Request: Take the material below and extract the lines from the one with "Convert this chart to Altair code." through the one with "a_aged_text_field = [213.6, 200.4, 186.9]", word for word, without pictures.

Information shown:
>>>

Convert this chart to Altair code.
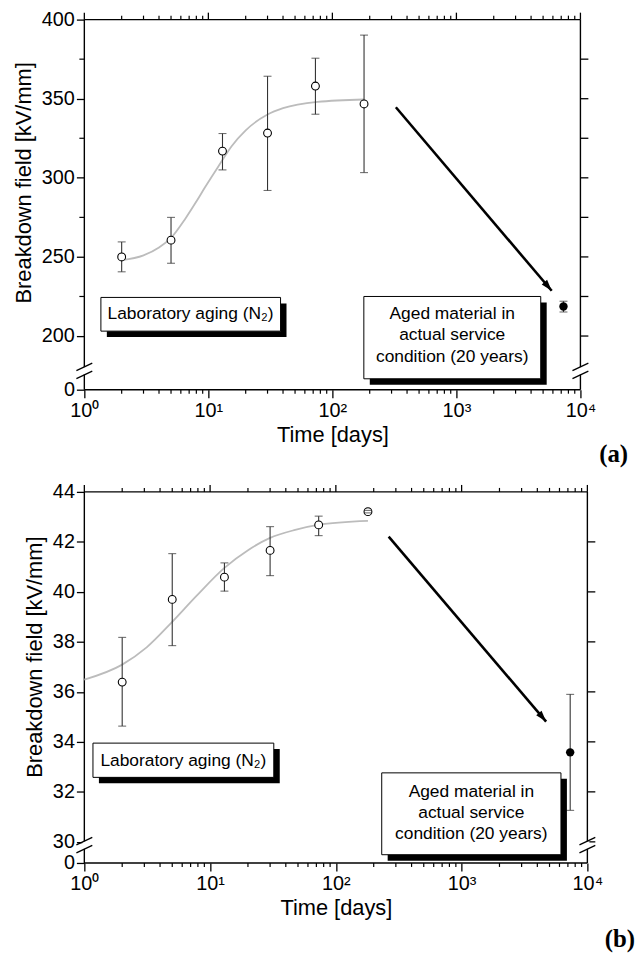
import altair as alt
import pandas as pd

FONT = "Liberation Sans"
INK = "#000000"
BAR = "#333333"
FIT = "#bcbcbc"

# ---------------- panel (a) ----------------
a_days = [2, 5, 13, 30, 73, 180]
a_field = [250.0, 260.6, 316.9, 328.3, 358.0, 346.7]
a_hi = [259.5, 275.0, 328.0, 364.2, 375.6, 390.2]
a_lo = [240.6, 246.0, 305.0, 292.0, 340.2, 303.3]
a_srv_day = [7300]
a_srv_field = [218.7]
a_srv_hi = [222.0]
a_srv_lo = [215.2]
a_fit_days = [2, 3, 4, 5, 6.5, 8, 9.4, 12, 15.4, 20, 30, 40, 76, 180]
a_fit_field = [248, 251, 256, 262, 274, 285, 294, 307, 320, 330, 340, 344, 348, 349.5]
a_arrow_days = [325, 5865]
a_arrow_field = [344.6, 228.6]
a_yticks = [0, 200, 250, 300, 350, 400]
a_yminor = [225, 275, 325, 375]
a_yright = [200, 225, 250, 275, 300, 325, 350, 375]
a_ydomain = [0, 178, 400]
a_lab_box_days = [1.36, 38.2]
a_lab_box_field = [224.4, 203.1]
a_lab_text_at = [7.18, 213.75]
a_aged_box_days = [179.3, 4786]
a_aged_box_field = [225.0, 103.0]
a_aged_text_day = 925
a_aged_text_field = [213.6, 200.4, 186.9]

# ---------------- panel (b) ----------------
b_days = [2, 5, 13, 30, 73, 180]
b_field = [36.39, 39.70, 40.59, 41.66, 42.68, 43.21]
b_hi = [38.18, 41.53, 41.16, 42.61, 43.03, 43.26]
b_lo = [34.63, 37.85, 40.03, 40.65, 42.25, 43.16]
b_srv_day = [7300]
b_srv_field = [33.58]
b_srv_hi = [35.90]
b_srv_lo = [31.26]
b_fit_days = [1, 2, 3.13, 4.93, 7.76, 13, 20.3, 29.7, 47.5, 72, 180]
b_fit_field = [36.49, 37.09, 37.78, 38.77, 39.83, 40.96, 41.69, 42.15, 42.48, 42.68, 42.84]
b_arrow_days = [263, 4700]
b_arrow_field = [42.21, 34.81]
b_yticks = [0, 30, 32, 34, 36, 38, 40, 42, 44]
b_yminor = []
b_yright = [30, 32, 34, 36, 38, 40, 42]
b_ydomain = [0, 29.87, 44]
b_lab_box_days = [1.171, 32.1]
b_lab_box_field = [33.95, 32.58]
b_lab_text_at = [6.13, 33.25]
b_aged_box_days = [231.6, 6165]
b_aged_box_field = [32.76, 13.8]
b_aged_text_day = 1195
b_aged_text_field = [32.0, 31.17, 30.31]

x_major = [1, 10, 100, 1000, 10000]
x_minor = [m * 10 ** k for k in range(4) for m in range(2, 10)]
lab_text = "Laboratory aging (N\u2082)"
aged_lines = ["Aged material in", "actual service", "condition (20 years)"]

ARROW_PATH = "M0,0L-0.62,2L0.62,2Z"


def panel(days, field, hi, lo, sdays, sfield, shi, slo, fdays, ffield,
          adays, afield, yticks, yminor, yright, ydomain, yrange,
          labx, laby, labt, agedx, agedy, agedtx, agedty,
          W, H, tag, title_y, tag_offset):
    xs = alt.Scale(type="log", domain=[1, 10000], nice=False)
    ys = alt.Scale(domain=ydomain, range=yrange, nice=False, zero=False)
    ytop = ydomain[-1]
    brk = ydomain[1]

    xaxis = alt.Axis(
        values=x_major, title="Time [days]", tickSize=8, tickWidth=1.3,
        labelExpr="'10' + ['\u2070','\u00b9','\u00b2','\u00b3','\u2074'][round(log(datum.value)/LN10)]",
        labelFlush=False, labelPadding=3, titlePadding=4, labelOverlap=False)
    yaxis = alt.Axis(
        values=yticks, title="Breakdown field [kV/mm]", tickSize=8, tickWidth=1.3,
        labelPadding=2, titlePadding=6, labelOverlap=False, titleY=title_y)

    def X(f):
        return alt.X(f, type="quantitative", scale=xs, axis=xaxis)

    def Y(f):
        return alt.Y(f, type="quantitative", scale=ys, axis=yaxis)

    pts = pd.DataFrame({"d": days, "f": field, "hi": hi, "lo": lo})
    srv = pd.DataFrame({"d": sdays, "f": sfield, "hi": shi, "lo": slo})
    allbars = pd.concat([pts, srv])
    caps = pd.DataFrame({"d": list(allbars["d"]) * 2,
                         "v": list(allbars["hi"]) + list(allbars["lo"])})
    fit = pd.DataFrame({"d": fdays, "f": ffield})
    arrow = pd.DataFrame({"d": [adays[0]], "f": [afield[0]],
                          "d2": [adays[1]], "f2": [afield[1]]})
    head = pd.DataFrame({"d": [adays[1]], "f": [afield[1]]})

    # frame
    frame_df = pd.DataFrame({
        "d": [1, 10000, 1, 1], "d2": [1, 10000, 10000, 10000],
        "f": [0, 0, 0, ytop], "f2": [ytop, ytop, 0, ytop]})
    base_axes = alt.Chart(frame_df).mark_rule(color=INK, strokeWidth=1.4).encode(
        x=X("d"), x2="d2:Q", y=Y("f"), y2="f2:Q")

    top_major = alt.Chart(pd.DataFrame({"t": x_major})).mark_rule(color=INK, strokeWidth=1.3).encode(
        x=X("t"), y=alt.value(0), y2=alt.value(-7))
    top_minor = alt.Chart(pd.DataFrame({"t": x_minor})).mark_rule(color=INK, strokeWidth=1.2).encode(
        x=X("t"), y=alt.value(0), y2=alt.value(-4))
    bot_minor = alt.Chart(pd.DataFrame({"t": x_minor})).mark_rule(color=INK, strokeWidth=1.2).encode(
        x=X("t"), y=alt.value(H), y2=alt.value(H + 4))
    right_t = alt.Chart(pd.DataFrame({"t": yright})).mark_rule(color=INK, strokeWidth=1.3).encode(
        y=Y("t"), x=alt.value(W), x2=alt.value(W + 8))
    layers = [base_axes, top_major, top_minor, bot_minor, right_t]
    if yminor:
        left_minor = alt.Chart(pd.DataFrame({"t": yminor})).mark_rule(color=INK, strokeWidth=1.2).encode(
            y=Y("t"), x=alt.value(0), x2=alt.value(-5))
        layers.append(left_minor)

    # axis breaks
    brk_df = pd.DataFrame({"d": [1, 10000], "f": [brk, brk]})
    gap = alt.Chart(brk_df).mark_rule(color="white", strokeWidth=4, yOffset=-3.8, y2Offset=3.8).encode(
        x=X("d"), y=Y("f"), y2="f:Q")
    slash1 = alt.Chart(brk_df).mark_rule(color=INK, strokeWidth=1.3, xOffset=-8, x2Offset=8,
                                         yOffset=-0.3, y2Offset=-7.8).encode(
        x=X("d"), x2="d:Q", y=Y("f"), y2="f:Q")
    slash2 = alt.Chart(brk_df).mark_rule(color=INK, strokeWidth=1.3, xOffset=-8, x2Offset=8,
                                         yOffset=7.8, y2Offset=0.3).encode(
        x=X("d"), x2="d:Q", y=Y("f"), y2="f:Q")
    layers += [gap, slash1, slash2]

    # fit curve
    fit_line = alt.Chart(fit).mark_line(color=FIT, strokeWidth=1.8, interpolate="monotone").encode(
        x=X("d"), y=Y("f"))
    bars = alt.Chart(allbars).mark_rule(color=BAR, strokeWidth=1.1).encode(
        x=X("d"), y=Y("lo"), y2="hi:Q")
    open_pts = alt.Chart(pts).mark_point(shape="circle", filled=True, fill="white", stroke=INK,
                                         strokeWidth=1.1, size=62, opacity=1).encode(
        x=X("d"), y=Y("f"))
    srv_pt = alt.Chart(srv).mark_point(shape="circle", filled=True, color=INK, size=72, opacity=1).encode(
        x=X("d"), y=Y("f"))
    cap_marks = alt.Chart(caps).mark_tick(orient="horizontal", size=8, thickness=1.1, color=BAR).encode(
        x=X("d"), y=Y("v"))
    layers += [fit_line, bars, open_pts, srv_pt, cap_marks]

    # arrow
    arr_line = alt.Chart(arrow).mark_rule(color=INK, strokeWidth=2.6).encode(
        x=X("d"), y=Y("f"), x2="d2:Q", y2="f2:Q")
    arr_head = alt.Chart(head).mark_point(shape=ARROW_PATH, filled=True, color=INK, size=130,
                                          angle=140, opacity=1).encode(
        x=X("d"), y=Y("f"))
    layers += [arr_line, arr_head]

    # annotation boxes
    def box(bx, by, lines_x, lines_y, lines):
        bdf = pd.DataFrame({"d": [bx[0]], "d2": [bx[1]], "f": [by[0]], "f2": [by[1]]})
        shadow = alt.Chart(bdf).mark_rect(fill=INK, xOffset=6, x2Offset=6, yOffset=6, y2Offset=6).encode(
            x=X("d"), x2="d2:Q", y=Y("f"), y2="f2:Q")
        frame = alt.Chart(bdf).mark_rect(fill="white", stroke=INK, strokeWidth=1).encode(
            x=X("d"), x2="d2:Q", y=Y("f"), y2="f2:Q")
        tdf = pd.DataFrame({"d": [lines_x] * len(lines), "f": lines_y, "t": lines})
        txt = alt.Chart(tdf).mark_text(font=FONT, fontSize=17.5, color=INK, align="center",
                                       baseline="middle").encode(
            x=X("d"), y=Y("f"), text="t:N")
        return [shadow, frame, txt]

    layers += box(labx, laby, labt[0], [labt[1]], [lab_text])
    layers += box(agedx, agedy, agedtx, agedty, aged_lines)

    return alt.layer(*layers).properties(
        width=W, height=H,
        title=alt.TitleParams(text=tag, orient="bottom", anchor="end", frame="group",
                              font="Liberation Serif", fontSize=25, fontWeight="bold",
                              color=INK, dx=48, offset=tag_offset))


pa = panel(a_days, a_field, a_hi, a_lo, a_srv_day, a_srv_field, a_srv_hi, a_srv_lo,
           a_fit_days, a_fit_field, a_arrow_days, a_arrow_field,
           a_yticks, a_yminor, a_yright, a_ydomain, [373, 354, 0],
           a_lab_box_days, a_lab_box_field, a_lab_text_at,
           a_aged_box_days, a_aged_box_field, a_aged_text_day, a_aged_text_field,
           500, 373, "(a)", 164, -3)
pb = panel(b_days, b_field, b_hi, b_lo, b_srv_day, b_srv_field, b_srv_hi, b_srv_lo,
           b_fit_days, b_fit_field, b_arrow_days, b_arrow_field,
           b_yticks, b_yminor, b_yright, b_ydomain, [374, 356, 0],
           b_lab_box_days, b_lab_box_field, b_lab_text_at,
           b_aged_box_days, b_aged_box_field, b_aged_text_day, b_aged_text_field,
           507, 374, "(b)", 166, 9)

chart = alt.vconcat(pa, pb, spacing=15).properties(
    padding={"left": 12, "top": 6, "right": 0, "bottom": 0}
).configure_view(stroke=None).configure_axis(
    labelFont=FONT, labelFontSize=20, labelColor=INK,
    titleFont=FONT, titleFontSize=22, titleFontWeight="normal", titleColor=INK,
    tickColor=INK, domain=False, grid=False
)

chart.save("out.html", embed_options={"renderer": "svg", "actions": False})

<<<
>>>

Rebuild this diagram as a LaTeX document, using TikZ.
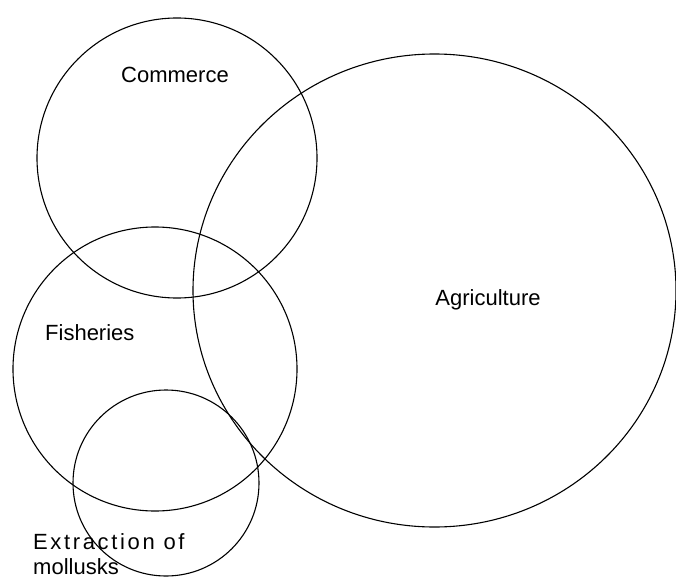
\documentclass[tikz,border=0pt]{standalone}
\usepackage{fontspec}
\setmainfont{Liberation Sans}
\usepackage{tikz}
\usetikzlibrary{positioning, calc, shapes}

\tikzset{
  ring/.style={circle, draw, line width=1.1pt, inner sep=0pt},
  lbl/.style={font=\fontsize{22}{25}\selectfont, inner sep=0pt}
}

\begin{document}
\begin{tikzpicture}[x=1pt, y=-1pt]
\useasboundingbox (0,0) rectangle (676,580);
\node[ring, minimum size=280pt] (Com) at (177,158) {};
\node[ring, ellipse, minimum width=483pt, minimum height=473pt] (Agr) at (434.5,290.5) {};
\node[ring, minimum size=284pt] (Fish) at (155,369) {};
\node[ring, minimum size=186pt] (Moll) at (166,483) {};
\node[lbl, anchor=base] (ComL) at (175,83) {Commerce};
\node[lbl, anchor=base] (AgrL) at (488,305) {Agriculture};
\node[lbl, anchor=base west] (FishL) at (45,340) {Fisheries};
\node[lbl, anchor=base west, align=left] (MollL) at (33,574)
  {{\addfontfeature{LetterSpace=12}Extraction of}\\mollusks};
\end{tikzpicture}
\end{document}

<<<

Written response:
Convert this chart to Altair code.
import altair as alt
import pandas as pd

FONT = "Liberation Sans"
INK = "#000000"
BAR = "#333333"
FIT = "#bcbcbc"

# ---------------- panel (a) ----------------
a_days = [2, 5, 13, 30, 73, 180]
a_field = [250.0, 260.6, 316.9, 328.3, 358.0, 346.7]
a_hi = [259.5, 275.0, 328.0, 364.2, 375.6, 390.2]
a_lo = [240.6, 246.0, 305.0, 292.0, 340.2, 303.3]
a_srv_day = [7300]
a_srv_field = [218.7]
a_srv_hi = [222.0]
a_srv_lo = [215.2]
a_fit_days = [2, 3, 4, 5, 6.5, 8, 9.4, 12, 15.4, 20, 30, 40, 76, 180]
a_fit_field = [248, 251, 256, 262, 274, 285, 294, 307, 320, 330, 340, 344, 348, 349.5]
a_arrow_days = [325, 5865]
a_arrow_field = [344.6, 228.6]
a_yticks = [0, 200, 250, 300, 350, 400]
a_yminor = [225, 275, 325, 375]
a_yright = [200, 225, 250, 275, 300, 325, 350, 375]
a_ydomain = [0, 178, 400]
a_lab_box_days = [1.36, 38.2]
a_lab_box_field = [224.4, 203.1]
a_lab_text_at = [7.18, 213.75]
a_aged_box_days = [179.3, 4786]
a_aged_box_field = [225.0, 103.0]
a_aged_text_day = 925
a_aged_text_field = [213.6, 200.4, 186.9]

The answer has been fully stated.